„70 Jahre nach Ende des Zweiten Weltkiegs“

Dialog zwischen der EKD und der Russischen Orthodoxen Kirche wurde fortgeführt

14. Dezember 2015

Teilnehmer der Konferenz

In einer gemeinsamen Konferenz haben die Evangelische Kirche in Deutschland (EKD) und die Russische Orthodoxe Kirche des Moskauer Patriarchats (ROK) am vergangenen Donnerstag und Freitag in München an das 70-jährige Ende des Zweiten Weltkrieges erinnert. Unter der Leitung des EKD-Ratsvorsitzenden und bayerischen Landesbischofs Heinrich Bedford-Strohm und des Leiters des Außenamtes der ROK, Metropolit Hilarion von Volokolamsk, unterstrichen beide Seiten die friedenstiftende Rolle der Religionen und insbesondere der Kirchen in ihren Zivilgesellschaften. Bedford-Strohm und Hilarion betonten außerdem die Bedeutung der religiösen und theologischen Bildung an Schulen und Universitäten als einer unverzichtbaren Voraussetzung für die innergesellschaftliche Verständigung.

Die Konferenz in der Münchener St. Matthäuskirche fand im Rahmen des bilateralen theologischen Dialoges zwischen der EKD und der ROK statt. Neben Referaten zu Frieden und Krieg in der biblischen Überlieferung und der kirchlichen Tradition behandelten beide Seiten die diakonische Dimension der Friedensstiftung und die Erwartungen der Zivilgesellschaften beider Länder an die Kirchen.

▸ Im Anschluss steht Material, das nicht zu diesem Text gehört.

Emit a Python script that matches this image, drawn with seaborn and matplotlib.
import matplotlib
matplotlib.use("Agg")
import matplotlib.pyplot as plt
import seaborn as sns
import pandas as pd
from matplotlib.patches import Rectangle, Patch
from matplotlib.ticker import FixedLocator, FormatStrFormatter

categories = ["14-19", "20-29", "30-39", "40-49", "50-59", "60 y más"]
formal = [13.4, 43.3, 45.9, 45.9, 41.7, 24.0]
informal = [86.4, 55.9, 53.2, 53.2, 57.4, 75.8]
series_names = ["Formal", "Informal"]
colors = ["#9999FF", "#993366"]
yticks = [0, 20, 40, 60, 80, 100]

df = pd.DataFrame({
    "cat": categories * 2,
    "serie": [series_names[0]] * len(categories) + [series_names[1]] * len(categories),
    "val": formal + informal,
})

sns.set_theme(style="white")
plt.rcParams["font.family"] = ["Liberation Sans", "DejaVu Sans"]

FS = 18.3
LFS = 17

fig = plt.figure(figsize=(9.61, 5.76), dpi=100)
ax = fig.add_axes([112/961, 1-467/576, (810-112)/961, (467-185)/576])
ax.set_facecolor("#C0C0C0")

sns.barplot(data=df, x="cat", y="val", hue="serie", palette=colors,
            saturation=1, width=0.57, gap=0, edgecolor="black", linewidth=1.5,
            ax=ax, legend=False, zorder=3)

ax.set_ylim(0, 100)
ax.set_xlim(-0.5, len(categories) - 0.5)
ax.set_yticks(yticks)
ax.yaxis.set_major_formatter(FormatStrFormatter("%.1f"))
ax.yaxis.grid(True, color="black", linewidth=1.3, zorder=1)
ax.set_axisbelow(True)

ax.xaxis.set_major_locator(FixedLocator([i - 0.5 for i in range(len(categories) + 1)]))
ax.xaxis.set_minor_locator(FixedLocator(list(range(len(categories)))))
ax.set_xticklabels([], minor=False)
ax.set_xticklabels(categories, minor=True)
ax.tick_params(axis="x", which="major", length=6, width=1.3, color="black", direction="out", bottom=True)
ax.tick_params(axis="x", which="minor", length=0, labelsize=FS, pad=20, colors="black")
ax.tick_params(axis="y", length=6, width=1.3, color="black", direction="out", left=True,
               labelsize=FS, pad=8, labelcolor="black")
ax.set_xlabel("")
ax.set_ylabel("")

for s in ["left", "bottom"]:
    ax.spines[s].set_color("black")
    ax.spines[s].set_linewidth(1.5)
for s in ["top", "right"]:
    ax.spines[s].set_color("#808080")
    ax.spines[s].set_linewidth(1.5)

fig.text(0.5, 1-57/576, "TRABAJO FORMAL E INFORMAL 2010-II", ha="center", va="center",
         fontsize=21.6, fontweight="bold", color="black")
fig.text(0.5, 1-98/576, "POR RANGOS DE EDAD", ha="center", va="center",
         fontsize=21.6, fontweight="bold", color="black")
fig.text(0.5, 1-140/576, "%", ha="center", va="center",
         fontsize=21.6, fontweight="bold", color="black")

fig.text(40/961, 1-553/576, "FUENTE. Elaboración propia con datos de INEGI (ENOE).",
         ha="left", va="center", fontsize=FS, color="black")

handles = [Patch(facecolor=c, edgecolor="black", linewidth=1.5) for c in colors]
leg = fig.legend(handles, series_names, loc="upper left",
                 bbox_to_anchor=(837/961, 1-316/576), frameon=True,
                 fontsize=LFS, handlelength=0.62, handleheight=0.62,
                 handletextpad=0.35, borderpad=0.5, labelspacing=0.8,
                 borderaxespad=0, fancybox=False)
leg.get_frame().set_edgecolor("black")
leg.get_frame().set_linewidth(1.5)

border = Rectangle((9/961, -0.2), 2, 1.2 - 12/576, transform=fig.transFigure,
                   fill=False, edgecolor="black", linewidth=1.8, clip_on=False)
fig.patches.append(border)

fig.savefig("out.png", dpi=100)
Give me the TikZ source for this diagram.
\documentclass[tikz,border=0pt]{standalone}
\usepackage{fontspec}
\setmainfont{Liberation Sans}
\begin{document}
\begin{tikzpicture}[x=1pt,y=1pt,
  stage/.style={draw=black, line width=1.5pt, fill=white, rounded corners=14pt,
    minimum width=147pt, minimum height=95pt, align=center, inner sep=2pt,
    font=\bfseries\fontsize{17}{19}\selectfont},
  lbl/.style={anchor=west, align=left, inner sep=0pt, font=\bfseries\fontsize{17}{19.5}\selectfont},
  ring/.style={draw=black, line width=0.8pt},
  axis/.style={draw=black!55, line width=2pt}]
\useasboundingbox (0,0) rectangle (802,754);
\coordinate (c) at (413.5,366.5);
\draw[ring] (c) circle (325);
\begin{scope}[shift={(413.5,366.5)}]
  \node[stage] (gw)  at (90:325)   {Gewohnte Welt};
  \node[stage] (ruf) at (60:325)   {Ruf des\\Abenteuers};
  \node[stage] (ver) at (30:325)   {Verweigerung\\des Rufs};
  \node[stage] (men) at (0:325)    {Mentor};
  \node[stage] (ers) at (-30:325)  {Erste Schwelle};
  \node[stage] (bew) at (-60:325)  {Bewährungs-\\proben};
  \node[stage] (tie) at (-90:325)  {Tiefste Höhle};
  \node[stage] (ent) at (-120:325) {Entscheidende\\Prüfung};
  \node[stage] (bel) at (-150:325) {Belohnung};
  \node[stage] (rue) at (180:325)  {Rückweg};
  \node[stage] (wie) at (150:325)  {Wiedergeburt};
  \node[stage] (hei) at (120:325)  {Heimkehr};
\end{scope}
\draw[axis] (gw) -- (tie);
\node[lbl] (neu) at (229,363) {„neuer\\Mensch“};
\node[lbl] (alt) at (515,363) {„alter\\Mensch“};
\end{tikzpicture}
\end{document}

Ein gemeinsames Gebet beider Delegationen in der evangelischen Versöhnungskirche und der russischen Kapelle „Auferstehung unseres Herrn“ in der KZ-Gedenkstätte Dachau schloss die Begegnung ab. In Dachau war gemeinsam mit zahlreichen russischen Kriegsgefangenen auch der evangelische Theologe Martin Niemöller (1892-1982), der erste Auslandsbischof der EKD und Initiator des bilateralen Dialoges zwischen beiden Kirchen, von 1940 bis 1945 interniert gewesen.

In der Konferenz stellte Cornelia Füllkrug-Weitzel, die Präsidentin von Brot-für-die-Welt, die transformative Rolle der diakonischen Arbeit in Konfliktregionen heraus. Von orthodoxer Seite erinnerte die Diakonie-Beauftragte des Moskauer Außenamtes, Margarita Neljubova, an die Unterstützung, die die orthodoxe Seite seit 1990 beim Aufbau eigener diakonische Strukturen von der evangelischen Kirchen erhalten hatte.

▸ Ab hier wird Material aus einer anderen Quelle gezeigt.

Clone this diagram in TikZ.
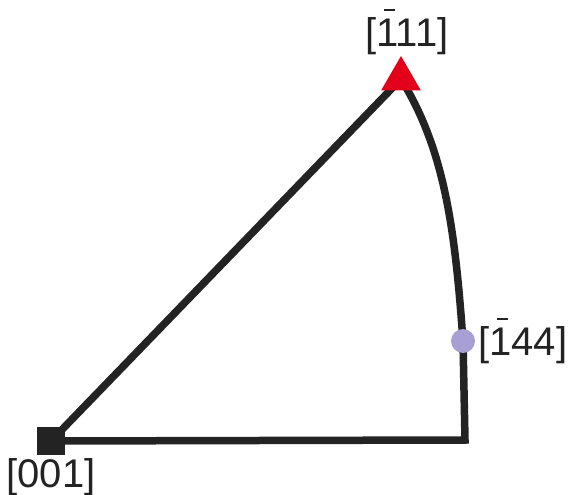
\documentclass[tikz,border=0pt]{standalone}
\usepackage{fontspec}
\setmainfont{Liberation Sans}
\usetikzlibrary{positioning,shapes.geometric,backgrounds}
\definecolor{lineInk}{RGB}{35,35,35}
\definecolor{poleRed}{RGB}{226,0,26}
\definecolor{poleLilac}{RGB}{168,160,212}
\newcommand{\barone}{\makebox[0pt][l]{\hspace{0.19em}\rule[0.88em]{0.27em}{0.06em}}1}
\tikzset{
  pole/.style={inner sep=0pt, outer sep=0pt},
  sqpole/.style={pole, rectangle, fill=lineInk, minimum size=28pt},
  tripole/.style={pole, regular polygon, regular polygon sides=3, fill=poleRed, minimum size=46pt},
  dotpole/.style={pole, circle, fill=poleLilac, minimum size=24pt},
  dirlabel/.style={inner sep=0pt, font=\fontsize{40}{40}\selectfont, text=lineInk},
  edge/.style={line width=7.5pt, draw=lineInk}
}

\begin{document}
\begin{tikzpicture}[x=1pt, y=-1pt]
        \useasboundingbox (0,0) rectangle (576,495);
        % poles
        \node[sqpole] (sq) at (51,441) {};
        \node[dotpole] (pt) at (463,341) {};
        \node[tripole] (tri) at (401,79) {};
        \coordinate (cr) at (465,440);
        \node[dirlabel, above=1pt of tri, xshift=6pt] (l111) {[\barone11]};
        \node[dirlabel, right=3pt of pt] (l144) {[\barone44]};
        \node[dirlabel, below=3pt of sq] (l001) {[001]};
        % triangle edges
        \begin{pgfonlayer}{background}
          \draw[edge, line join=miter] (sq.center) -- (cr) -- (pt.center);
          \draw[edge] (sq.center) -- (tri.center);
          \draw[edge] (pt.center) .. controls (455,230) and (445,150) .. (tri.center);
        \end{pgfonlayer}
      \end{tikzpicture}
\end{document}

Markus Meckel, Präsident des Volksbundes Deutsche Kriegsgräberfürsorge, zeichnete den Prozess der Versöhnung zwischen Deutschland und Russland aus ost- und westdeutscher Perspektive nach und beschrieb auf dem Hintergrund der Ukrainekrise die aktuellen Herausforderungen, die ein gemeinsames Gedenken an die Partner stellt. Für die russisch-orthodoxe Kirche schilderte Alexander Rahr, Projektleiter im deutsch-russischen Forum, die unterschiedlichen zivilgesellschaftlichen Sichtweisen auf die Rolle der Kirchen in Deutschland und Russland. Der Greifswalder Neutestamentler Christfried Böttrich und der Kiewer Kirchenhistoriker Volodimir Bureha stellten das biblische und frühkirchliche Friedenszeugnis aus evangelischer bzw. orthodoxer Sicht dar.

In seinem Grußwort für die Deutsche Bischofskonferenz betonte Weihbischof Thomas Löhr (Limburg) die Bedeutung der kirchlichen Kontakte zwischen Deutschland und Russland. In weiteren Grußworten erinnerten die Vertreter der drei theologischen Lehreinrichtungen für orthodoxe, evangelische und katholische Theologie, Athanasios Vletsis, Harry Oelke und Markus Vogt an das besondere Profil der theologischen Ausbildung an der Münchener Ludwig-Maximilians-Universität heraus: In einer für Deutschland einmaligen Weise bieten dort alle drei Konfessionen eine universitäre theologische Ausbildung an. Generalkonsul Sergej Ganzha unterstrich in seinem Grußwort für die russische Föderation das große staatliche Interesse an einer vertieften Zusammenarbeit mit den Religionsgemeinschaften und insbesondere mit der ROK.

Die Konferenz knüpfte an die evangelisch-orthodoxen Gedenkveranstaltungen zum 50-jährigen und 60-jährigen Kriegsende an: 2005 war der damalige Ratsvorsitzende Wolfgang Huber zum gemeinsamen Gedenken nach Moskau gefahren war. Zum fünfzigsten Gedenken 1995 hatte Patriarch Alexij II Berlin besucht und im Dom eine vielbeachtete Rede gehalten.